February 8, 2010 - By Bruce Goldman
Stimulus funds allowed Eric Greer to continue his study of dietary restriction’s effects on a specific aspect of cell behavior in C. elegans. He is doing the work in the lab of Anne Brunet.
The lab of Anne Brunet, PhD, assistant professor of genetics, is like a Noah’s ark for basic-science research. Mice, fish and the tiny and therefore well-understood worm, C. elegans, serve as model experimental systems for studying aging and longevity.
One feature making the little worm (it consists of only about 970 cells) ideal for longevity research is its short life span. “C. elegans lives only 15 days, so you can quickly get results and use them to shape the next experiment,” said Brunet. “A mouse lives three years.” That’s a long wait time for a graduate student hurrying to get that PhD ticket punched and move up to the next career rung as a postdoctoral researcher.
Brunet’s former graduate student Eric Greer, PhD, now a postdoc in her lab, uses C. elegans to examine the molecular mechanisms underlying the effects of dietary restriction on life span. Dietary restriction (consuming about 30 percent fewer calories than would be the case if food were freely available) is the most potent environmental intervention for extending life span in all organisms tested so far, including primates. “But the big question is, how?” Brunet said.
To answer that question, Greer is concentrating on global changes that determine which of a cell’s genes are expressed (which in turn leads to the cell’s production of particular proteins) as animals age. When he received his doctorate in October 2009, he had been planning to move east, having lined up a postdoc position at Harvard Medical School. While he’s a native son of the Boston area, there was a downside to taking the new job: It meant that he would have to drop the longevity research project, which was a continuation of the work he had been doing at Stanford for several years.
“It was very important that he be able to complete this study,” Brunet said.
It wasn’t initially clear, though, where Greer would get the funding to do this work. The National Science Foundation grant that had covered his salary and stipend while he was a graduate student had skidded to a halt when he got his PhD. Fortunately, a National Institutes of Health stimulus grant providing $50,000 annually for two years has allowed Brunet to retain Greer as a postdoctoral researcher, so that his project can continue to completion.
All cells carry essentially the same genes in their nuclei. “But the genes that have to be accessible in your heart are very different from those that have to be accessible in, say, your foot,” Greer said. Gene-expression patterns likewise change as we pile up birthdays, undoubtedly contributing to the physical processes of aging. So where does diet fit into this picture?
A key factor in which genes are turned on and which turned off is DNA’s close association with specialized packing proteins called histones. “If you were to unravel the DNA in a single cell, it would be as tall as a person,” said Greer. “But it has to fit into a single cell, so it’s highly compacted by histones.”
This DNA-histone complex can be in a repressed state, all wound up so the cells' gene-reading machinery can’t access a particular gene, or it can be in a more relaxed state corresponding to gene activation, he said.
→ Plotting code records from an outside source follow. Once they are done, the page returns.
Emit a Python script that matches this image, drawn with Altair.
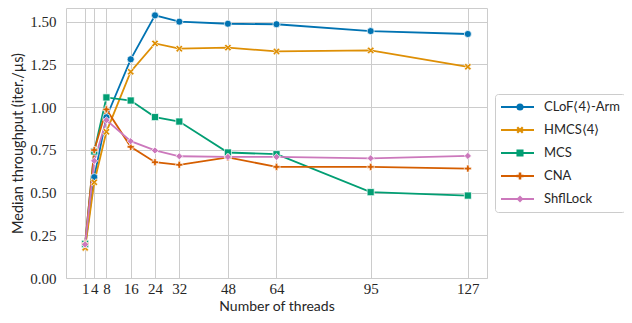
import altair as alt
import pandas as pd

threads = [1, 4, 8, 16, 24, 32, 48, 64, 95, 127]
series_names = ["CLoF⟨4⟩-Arm", "HMCS⟨4⟩", "MCS", "CNA", "ShflLock"]
clof = [0.19, 0.59, 0.94, 1.279, 1.536, 1.499, 1.487, 1.484, 1.444, 1.427]
hmcs = [0.176, 0.56, 0.855, 1.206, 1.372, 1.341, 1.347, 1.325, 1.331, 1.235]
mcs = [0.20, 0.74, 1.056, 1.038, 0.941, 0.915, 0.734, 0.724, 0.502, 0.482]
cna = [0.20, 0.748, 0.986, 0.767, 0.677, 0.662, 0.705, 0.65, 0.65, 0.64]
shfl = [0.196, 0.685, 0.923, 0.80, 0.746, 0.712, 0.708, 0.708, 0.70, 0.714]
y_ticks = [0, 0.25, 0.5, 0.75, 1.0, 1.25, 1.5]

colors = ["#0173b2", "#de8f05", "#029e73", "#d55e00", "#cc78bc"]
X_PATH = "M-0.55,-1L0,-0.45L0.55,-1L1,-0.55L0.45,0L1,0.55L0.55,1L0,0.45L-0.55,1L-1,0.55L-0.45,0L-1,-0.55Z"
PLUS_PATH = "M-0.36,-1L0.36,-1L0.36,-0.36L1,-0.36L1,0.36L0.36,0.36L0.36,1L-0.36,1L-0.36,0.36L-1,0.36L-1,-0.36L-0.36,-0.36Z"
shapes = ["circle", X_PATH, "square", PLUS_PATH, "diamond"]

rows = []
for name, vals in zip(series_names, [clof, hmcs, mcs, cna, shfl]):
    for t, v in zip(threads, vals):
        rows.append({"threads": t, "tp": v, "lock": name, "lock_m": name + " "})
df = pd.DataFrame(rows)
marker_names = [n + " " for n in series_names]

x = alt.X("threads:Q",
          scale=alt.Scale(domain=[-5.3, 133.3], nice=False, zero=False),
          axis=alt.Axis(values=threads, title="Number of threads", ticks=False, domain=False,
                        labelOverlap=False, labelFlush=False, labelPadding=3, titlePadding=3,
                        titleFontSize=14))
y = alt.Y("tp:Q",
          scale=alt.Scale(domain=[0, 1.579], nice=False, zero=False),
          axis=alt.Axis(values=y_ticks, format=".2f", title="Median throughput (iter./µs)",
                        ticks=False, domain=False, labelPadding=10, titlePadding=4))

color_legend = alt.Legend(title=None, orient="none", legendX=429, legendY=86,
                          symbolType="stroke", symbolSize=1089, symbolStrokeWidth=2,
                          padding=5, clipHeight=16, rowPadding=7, labelOffset=9,
                          strokeColor="#cccccc", cornerRadius=3)
marker_legend = alt.Legend(title=None, orient="none", legendX=442.5, legendY=86,
                           padding=5, clipHeight=16, rowPadding=7, labelOffset=9,
                           labelExpr="''", symbolSize=50, symbolStrokeColor="white",
                           symbolStrokeWidth=0.5, symbolOpacity=1)

base = alt.Chart(df)
lines = base.mark_line(strokeWidth=1.8).encode(
    x=x, y=y,
    color=alt.Color("lock:N", scale=alt.Scale(domain=series_names, range=colors), legend=color_legend),
    detail="lock:N",
)
points = base.mark_point(filled=True, size=50, stroke="white", strokeWidth=0.7, opacity=1).encode(
    x=x, y=y,
    fill=alt.Fill("lock_m:N", scale=alt.Scale(domain=marker_names, range=colors), legend=marker_legend),
    shape=alt.Shape("lock_m:N", scale=alt.Scale(domain=marker_names, range=shapes), legend=marker_legend),
)

chart = alt.layer(lines, points).properties(
    width=421, height=270,
    autosize=alt.AutoSizeParams(type="none"),
    padding={"left": 58, "top": 0, "right": 137, "bottom": 37},
).configure_view(
    stroke="#cccccc", strokeWidth=1
).configure_axis(
    gridColor="#cccccc", gridWidth=1,
    labelFont="Liberation Serif", labelFontSize=15, labelColor="#262626",
    titleFont="Lato", titleFontSize=14.5, titleFontWeight="normal", titleColor="#262626",
).configure_legend(
    labelFont="Lato", labelFontSize=13, labelColor="#262626",
)

chart.save("out.html", embed_options={"renderer": "svg", "actions": False})
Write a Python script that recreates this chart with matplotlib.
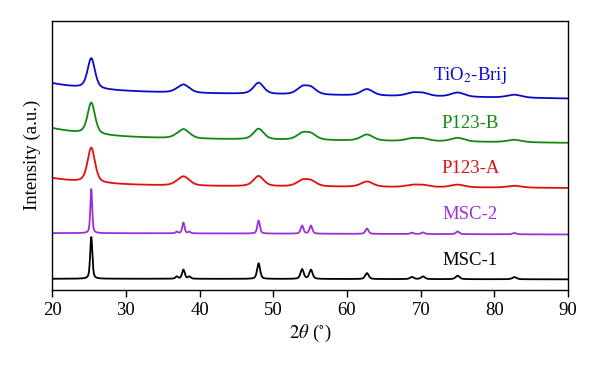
import matplotlib
matplotlib.use('Agg')
import matplotlib.pyplot as plt
import numpy as np

plt.rcParams['font.family'] = ['Liberation Serif', 'DejaVu Serif']
plt.rcParams['mathtext.fontset'] = 'stix'

# anatase reflections (2theta, degrees)
peak_pos = [25.3, 36.9, 37.8, 38.6, 48.0, 53.9, 55.1, 62.7, 68.8, 70.3, 75.0, 82.7]

# peak heights above background (axis units 0..1)
h_msc1 = [0.155, 0.008, 0.034, 0.008, 0.058, 0.036, 0.034, 0.022, 0.008, 0.010, 0.013, 0.008]
h_msc2 = [0.164, 0.006, 0.040, 0.006, 0.048, 0.030, 0.030, 0.020, 0.005, 0.006, 0.010, 0.005]
h_p123a = [0.130, 0.008, 0.028, 0.008, 0.038, 0.020, 0.019, 0.020, 0.007, 0.007, 0.010, 0.007]
h_p123b = [0.117, 0.008, 0.028, 0.008, 0.040, 0.022, 0.021, 0.023, 0.009, 0.009, 0.014, 0.009]
h_brij = [0.113, 0.007, 0.025, 0.007, 0.042, 0.025, 0.024, 0.024, 0.011, 0.011, 0.016, 0.011]

# peak widths at 25 degrees (FWHM, degrees), widening towards high angle
fwhm = {'MSC-1': 0.35, 'MSC-2': 0.3, 'P123-A': 1.2, 'P123-B': 1.2, 'TiO2-Brij': 1.2}

# background levels at 20, 40 and 90 degrees
bg_msc1 = [0.040, 0.040, 0.038]
bg_msc2 = [0.210, 0.209, 0.205]
bg_p123a = [0.415, 0.385, 0.378]
bg_p123b = [0.601, 0.560, 0.546]
bg_brij = [0.768, 0.730, 0.711]

names = ['MSC-1', 'MSC-2', 'P123-A', 'P123-B', 'TiO2-Brij']
labels = ['MSC-1', 'MSC-2', 'P123-A', 'P123-B', r'TiO$_2$-Brij']
heights = [h_msc1, h_msc2, h_p123a, h_p123b, h_brij]
backgrounds = [bg_msc1, bg_msc2, bg_p123a, bg_p123b, bg_brij]
colors = ['#000000', '#9B30D9', '#E01010', '#118811', '#0A0ACC']
label_y = [0.108, 0.279, 0.450, 0.617, 0.795]


def pattern(x, h, bg, w0):
    b0, b1, b2 = bg
    lin = b2 + (b1 - b2) * (90 - x) / 50.0
    y = lin + (b0 - (b2 + (b1 - b2) * 1.4)) * np.exp(-(x - 20) / 6.0)
    for p, a in zip(peak_pos, h):
        w = w0 * (1 + (p - 25.3) / 60.0)
        g = np.exp(-4 * np.log(2) * (x - p) ** 2 / w ** 2)
        l = 1.0 / (1 + 4 * (x - p) ** 2 / w ** 2)
        y = y + a * (0.5 * g + 0.5 * l)
    return y


two_theta = np.linspace(20, 90, 3000)

fig = plt.figure(figsize=(6, 3.79), dpi=100)
ax = fig.add_axes([0.087, 0.236, 0.860, 0.709])

for n, lab, h, bg, c, ly in zip(names, labels, heights, backgrounds, colors, label_y):
    ax.plot(two_theta, pattern(two_theta, h, bg, fwhm[n]), color=c, lw=1.3)
    ax.text(76.7, ly, lab, color=c, fontsize=13.5, ha='center', va='center')

ax.set_xlim(20, 90)
ax.set_ylim(0, 1)
ax.set_xticks(np.arange(20, 91, 10))
ax.set_yticks([])
ax.tick_params(axis='x', direction='out', length=5, width=1, labelsize=13.5, pad=4)
for s in ax.spines.values():
    s.set_linewidth(1)

ax.set_xlabel(r'$2\theta$ ($^{\circ}$)', fontsize=13.5, labelpad=3)
ax.set_ylabel('Intensity (a.u.)', fontsize=13.5, labelpad=8)

fig.savefig('out.png', dpi=100)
The difference appears to be mediated, in large part, by little chemical marks placed on histones by still other proteins. “It appears that these marks help determine which genes are accessible in the heart versus the foot,” Greer said. “We want to see how dietary restriction affects their placement.”
Since cutting caloric intake by 30 percent in this modern world of advertisements, supermarkets and fast food requires almost superhuman willpower, it would be nice to imagine that scientists will unravel less-challenging ways to slow the aging process: for example, a pill that reverses the gene-expression changes wrought by the passing years.
“Our goal is to understand the basic principles by which dietary restriction extends life span,” said Brunet. Still, that doesn’t mean that basic science advances won’t have very real implications. “People who are interested in translational research may someday use this information to try and find drugs that would mimic dietary restriction’s beneficial effect,” she added.